In January, long before the Covid lock-down, my Inholland colleague Tom Visscher and I submitted a proposal to the Media and Learning Conference. Looking back on the proposal gives insight into just how much has happened in the last few months.
Pre-Covid, Tom and I were proposing to run a workshop in June about how to use Zoom Break-Out rooms. With a live demonstration on site. Both of us had used Zoom breakout rooms to good effect during presentations and classes. And we strongly felt, the world needed a demonsration of this Video Wizardry.
As we informed the conference organisers; ‘Video Communication Technology makes it possible to interact with students at different locations and opens up many new pedagogical opportunities.’
If only we knew what was coming!
A month after submitting our proposal, on March 12th, the Dutch Government informed us that 100% of higher education would immediately move online.

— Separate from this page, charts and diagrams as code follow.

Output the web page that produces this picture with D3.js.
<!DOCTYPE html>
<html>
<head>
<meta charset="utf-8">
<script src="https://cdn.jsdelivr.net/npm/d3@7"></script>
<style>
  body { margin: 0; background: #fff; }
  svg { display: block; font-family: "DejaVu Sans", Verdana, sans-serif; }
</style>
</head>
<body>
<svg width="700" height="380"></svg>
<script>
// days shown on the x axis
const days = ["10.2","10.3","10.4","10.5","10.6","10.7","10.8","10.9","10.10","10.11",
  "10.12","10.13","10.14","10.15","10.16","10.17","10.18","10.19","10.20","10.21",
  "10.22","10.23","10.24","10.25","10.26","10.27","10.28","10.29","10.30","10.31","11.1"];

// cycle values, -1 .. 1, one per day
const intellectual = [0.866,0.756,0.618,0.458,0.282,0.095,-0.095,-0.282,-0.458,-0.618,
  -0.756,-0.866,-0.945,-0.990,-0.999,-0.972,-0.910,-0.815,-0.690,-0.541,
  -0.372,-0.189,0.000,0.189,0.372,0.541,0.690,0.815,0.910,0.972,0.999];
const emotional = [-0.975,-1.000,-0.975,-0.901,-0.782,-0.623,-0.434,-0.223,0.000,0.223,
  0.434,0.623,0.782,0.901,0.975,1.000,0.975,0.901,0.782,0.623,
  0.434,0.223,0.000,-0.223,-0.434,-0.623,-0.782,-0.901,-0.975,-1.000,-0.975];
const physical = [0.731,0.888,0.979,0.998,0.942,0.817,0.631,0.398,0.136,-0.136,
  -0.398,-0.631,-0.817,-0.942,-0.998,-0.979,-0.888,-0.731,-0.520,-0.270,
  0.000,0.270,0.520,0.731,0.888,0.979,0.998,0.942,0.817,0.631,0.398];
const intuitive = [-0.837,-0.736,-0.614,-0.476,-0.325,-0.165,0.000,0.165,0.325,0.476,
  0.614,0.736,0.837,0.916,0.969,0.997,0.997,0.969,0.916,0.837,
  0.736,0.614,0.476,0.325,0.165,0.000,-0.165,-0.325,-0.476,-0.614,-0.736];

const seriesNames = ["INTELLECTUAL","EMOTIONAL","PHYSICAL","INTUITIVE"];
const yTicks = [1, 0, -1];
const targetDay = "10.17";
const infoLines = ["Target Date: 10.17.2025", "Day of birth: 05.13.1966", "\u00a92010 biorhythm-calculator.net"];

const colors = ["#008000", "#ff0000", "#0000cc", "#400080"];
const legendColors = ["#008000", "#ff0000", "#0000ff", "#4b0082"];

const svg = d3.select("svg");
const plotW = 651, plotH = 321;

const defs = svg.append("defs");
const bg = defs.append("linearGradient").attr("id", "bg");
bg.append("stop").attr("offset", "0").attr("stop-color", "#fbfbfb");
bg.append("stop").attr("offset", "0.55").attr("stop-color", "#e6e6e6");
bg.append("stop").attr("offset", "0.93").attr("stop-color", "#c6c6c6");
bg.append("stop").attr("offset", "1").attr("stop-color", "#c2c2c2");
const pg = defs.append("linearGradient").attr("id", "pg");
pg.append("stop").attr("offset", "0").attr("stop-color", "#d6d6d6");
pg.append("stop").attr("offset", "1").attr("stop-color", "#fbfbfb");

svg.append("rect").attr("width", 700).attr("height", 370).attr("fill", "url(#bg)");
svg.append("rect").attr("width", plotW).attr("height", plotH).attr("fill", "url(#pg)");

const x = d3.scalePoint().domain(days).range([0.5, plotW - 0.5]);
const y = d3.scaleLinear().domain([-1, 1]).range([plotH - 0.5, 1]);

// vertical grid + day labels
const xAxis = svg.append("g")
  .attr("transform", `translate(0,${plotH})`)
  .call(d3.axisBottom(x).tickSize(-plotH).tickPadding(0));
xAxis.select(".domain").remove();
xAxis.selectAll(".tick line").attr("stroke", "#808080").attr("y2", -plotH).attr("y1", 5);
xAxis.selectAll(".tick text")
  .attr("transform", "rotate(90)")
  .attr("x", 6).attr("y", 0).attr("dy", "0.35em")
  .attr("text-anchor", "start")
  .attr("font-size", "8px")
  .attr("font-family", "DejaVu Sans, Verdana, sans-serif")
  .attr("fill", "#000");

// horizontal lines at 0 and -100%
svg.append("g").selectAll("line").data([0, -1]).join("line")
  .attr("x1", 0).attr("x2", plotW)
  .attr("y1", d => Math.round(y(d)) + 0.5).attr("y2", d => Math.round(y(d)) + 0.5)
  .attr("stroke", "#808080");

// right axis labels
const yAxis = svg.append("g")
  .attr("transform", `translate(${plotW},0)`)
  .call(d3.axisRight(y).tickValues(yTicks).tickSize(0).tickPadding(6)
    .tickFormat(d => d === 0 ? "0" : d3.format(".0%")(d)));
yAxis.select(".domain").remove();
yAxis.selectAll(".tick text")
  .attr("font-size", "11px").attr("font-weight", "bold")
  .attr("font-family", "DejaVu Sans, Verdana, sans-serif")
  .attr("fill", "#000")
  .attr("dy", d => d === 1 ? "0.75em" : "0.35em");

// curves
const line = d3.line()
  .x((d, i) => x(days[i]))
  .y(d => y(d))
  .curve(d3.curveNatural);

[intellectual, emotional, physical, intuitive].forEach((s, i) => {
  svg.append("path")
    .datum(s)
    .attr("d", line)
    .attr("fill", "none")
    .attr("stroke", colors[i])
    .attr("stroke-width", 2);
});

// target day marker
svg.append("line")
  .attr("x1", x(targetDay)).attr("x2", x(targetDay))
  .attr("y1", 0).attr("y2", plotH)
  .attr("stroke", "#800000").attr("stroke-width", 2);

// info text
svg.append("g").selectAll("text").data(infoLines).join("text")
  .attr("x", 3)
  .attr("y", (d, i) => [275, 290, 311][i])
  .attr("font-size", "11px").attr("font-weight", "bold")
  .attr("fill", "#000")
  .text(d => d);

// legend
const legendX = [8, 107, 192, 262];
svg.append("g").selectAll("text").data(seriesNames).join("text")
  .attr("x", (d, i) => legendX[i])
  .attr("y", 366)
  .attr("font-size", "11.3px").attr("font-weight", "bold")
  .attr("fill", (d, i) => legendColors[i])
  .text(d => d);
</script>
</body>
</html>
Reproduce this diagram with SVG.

Our proposal stated; ‘As students demand more flexibility in when and where they study, and organisations experiment with these new approaches, shared practices are emerging that can lead to new forms of education.’
Little could we have imagined that the ‘shared practices’ would not ‘emerge’, but instead would explode at an inconceivable rate. A complete, overnight transformation of higher education. The likes of which has never been seen before. Emergency remote teaching was born.

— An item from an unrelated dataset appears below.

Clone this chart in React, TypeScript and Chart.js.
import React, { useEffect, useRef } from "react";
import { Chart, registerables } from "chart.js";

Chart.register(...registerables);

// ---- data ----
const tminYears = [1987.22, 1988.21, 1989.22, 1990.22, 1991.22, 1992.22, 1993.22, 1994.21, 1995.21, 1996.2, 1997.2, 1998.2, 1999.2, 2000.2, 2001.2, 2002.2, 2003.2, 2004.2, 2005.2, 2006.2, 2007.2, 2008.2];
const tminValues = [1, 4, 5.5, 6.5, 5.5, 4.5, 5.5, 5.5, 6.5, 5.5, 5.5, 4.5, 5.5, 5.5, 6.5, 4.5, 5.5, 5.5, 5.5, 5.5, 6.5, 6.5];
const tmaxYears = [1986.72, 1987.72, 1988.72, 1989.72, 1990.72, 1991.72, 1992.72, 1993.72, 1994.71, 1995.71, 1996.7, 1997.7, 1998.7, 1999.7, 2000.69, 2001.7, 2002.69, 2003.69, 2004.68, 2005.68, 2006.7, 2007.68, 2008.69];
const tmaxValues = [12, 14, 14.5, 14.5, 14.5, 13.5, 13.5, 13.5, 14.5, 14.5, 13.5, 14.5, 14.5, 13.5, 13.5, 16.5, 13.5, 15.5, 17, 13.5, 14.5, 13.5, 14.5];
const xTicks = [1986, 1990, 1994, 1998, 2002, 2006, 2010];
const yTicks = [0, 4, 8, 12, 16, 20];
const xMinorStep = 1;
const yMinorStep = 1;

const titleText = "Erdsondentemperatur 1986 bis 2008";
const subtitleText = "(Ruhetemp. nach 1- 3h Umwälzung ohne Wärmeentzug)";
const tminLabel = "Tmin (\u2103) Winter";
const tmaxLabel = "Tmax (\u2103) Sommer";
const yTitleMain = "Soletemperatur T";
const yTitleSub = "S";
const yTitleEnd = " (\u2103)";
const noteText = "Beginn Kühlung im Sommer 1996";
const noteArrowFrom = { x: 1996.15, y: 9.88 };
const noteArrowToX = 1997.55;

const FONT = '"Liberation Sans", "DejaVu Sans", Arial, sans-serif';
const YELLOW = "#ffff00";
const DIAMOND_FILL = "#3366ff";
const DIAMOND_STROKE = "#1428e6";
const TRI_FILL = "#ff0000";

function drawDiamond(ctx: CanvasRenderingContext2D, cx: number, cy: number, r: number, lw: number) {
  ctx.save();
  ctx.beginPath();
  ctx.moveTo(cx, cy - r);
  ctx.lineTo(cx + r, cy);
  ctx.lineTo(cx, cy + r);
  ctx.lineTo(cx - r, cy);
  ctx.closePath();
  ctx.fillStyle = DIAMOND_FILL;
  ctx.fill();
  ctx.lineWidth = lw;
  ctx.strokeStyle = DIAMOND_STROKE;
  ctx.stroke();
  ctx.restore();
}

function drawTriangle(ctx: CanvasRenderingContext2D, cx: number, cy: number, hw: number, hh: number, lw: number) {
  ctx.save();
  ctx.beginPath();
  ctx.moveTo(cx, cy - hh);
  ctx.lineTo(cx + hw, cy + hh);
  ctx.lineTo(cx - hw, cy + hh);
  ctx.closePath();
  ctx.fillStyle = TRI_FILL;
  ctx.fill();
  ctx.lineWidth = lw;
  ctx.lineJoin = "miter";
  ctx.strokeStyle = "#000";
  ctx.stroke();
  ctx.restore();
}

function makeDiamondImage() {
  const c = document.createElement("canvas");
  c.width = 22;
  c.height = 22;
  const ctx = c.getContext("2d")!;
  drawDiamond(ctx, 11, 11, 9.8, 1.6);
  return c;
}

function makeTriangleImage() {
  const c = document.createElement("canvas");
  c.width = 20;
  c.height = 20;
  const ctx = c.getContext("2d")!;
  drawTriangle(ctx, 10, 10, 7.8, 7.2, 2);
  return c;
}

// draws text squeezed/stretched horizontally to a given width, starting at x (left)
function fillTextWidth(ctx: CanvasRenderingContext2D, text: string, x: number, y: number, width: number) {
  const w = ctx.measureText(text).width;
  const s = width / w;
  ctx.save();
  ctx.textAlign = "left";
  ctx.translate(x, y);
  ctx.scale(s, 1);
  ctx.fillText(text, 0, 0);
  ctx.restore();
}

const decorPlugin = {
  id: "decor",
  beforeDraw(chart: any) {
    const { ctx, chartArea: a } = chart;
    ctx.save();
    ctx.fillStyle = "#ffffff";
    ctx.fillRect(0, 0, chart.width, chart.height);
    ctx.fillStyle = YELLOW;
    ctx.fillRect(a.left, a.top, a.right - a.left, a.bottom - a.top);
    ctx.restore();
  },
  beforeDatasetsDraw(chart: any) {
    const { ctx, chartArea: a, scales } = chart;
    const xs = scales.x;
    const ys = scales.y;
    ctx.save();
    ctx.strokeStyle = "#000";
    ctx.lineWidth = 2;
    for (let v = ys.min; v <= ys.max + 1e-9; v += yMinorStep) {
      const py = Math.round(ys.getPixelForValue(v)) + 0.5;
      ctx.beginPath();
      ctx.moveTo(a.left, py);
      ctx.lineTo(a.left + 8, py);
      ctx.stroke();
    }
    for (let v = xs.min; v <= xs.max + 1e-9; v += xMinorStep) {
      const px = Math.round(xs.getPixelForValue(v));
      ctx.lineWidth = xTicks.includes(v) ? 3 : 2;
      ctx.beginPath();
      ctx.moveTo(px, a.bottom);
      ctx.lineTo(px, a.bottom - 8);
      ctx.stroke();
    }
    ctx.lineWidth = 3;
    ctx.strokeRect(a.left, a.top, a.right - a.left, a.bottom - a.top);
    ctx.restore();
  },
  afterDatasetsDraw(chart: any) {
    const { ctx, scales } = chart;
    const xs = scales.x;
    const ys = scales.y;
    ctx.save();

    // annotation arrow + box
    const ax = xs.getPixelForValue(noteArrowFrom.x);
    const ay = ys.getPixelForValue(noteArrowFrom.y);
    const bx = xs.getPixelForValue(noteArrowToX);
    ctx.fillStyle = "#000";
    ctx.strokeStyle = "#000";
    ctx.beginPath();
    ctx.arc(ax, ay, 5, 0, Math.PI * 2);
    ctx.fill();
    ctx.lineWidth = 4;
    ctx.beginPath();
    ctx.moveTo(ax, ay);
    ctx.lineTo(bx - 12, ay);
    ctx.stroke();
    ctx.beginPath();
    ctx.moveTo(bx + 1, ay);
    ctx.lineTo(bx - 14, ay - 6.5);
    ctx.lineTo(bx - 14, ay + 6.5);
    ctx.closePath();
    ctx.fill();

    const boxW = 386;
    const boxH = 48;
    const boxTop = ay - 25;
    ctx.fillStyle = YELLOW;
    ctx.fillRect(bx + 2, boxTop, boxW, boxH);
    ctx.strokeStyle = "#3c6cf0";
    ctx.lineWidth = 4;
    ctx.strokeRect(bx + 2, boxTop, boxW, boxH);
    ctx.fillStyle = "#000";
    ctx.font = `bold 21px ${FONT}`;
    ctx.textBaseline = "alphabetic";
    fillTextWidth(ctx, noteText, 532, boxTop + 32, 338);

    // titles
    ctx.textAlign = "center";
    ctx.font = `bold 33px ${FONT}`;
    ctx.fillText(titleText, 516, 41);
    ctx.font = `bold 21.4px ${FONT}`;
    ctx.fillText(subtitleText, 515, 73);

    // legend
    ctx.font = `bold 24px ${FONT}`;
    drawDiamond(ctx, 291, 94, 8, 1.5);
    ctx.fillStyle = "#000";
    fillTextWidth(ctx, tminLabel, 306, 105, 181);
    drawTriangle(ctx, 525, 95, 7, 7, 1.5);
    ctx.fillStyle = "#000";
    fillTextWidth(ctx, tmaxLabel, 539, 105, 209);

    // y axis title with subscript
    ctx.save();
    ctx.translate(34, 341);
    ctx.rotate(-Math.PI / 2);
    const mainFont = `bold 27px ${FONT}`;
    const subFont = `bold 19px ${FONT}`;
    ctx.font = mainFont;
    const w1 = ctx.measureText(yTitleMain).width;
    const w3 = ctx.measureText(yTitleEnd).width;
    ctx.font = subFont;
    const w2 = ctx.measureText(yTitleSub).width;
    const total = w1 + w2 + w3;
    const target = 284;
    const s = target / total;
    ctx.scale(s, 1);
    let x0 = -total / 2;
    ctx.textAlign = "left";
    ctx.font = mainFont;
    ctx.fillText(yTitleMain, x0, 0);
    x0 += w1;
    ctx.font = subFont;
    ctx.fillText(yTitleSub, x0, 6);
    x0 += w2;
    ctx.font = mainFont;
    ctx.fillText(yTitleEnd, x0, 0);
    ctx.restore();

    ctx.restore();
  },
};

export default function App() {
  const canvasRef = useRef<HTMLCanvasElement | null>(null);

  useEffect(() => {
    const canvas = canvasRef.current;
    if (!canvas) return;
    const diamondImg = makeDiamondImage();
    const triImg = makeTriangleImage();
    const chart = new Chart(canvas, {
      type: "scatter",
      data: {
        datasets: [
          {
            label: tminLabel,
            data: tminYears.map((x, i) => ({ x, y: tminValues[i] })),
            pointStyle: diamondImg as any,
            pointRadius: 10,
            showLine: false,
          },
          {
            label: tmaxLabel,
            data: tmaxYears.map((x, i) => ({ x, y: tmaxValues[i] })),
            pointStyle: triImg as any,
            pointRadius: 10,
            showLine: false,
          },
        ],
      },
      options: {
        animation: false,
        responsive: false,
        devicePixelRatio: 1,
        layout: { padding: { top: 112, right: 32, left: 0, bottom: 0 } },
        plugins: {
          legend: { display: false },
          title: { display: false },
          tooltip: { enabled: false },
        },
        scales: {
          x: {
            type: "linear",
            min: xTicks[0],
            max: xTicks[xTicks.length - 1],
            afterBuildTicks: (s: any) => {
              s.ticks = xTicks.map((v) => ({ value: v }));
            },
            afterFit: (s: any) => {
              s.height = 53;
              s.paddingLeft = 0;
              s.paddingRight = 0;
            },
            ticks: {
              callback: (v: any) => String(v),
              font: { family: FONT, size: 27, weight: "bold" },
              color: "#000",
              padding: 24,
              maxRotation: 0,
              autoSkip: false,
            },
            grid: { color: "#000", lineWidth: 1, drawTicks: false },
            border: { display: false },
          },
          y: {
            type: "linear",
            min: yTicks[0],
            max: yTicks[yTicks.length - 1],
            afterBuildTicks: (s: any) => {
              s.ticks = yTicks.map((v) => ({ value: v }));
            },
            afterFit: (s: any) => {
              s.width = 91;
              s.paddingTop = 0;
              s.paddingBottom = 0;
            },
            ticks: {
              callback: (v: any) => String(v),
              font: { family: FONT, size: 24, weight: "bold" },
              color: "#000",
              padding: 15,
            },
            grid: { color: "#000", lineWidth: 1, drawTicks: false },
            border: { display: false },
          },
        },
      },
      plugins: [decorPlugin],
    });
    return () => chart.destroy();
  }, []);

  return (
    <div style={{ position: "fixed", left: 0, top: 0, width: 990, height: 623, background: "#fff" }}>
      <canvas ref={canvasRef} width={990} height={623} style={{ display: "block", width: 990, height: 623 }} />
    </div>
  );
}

The questions to be addressed in our workshop were relevant: ‘How are teachers using live video communication to teach and interact with students? What possibilities does this offer the lecturer and the learners?’
Higher Education, now 100% online, has been busy answering these questions over the last few months. Our session promised to address another key question: ‘What technical, didactic and practical aspects need to be taken into account when planning, running and implementing these formats in an educational context?’
If only there had been time to discuss these key questions. Since March, we’ve all been working like crazy to support colleagues and students in trying to address these issues. To make online education work. It is complicated and there is no one-to-one transfer of the physical to the online classroom.
The final question we planned to address was: ‘And how can we learn from each other as we develop new approaches to learning?’
This question turned out be part of the focus of day 1 of the online conference run in June. The supercharging of online education has provided many creative and original approaches to teaching and learning.
Our workshop participants were promised that they would experience for themselves the Zoom Break-Out room: ‘In these break-out rooms, participants will experiment with different functionality (e.g., raising a hand, typing an open and private chat message, inviting the moderator).’
Looking back on it now, it all seems rather quaint. At the time we wrote the proposal, both Tom and I strongly believed that everyone should at least experience the break-out rooms once. Having tried it, we believed the format could be developed by lecturers to create interaction online within groups. Well, you know what happened next.
We informed our participants that: ‘The session will use the Zoom video conferencing software that is free to install.’
Our session did not cover ‘Zoom Friday Drinks’, ‘Zoom Pub Quizzes’, ‘Zoom Family Reunions’, ‘Zoom Conferences’, ‘Zoom Exhaustion’ or tips on how to prevent ‘Zoom Bombers’. But we still think it could have been a valuable session.
Our modest conference workshop has been consigned to the graveyard of great conference ideas. Born before its time, overwhelmed by an inconceivable reality.
When we wrote the proposal in January, the stock price for Zoom was around 70 USD. Five months later, the price hit around 260 USD. Tom… I told you we should have invested!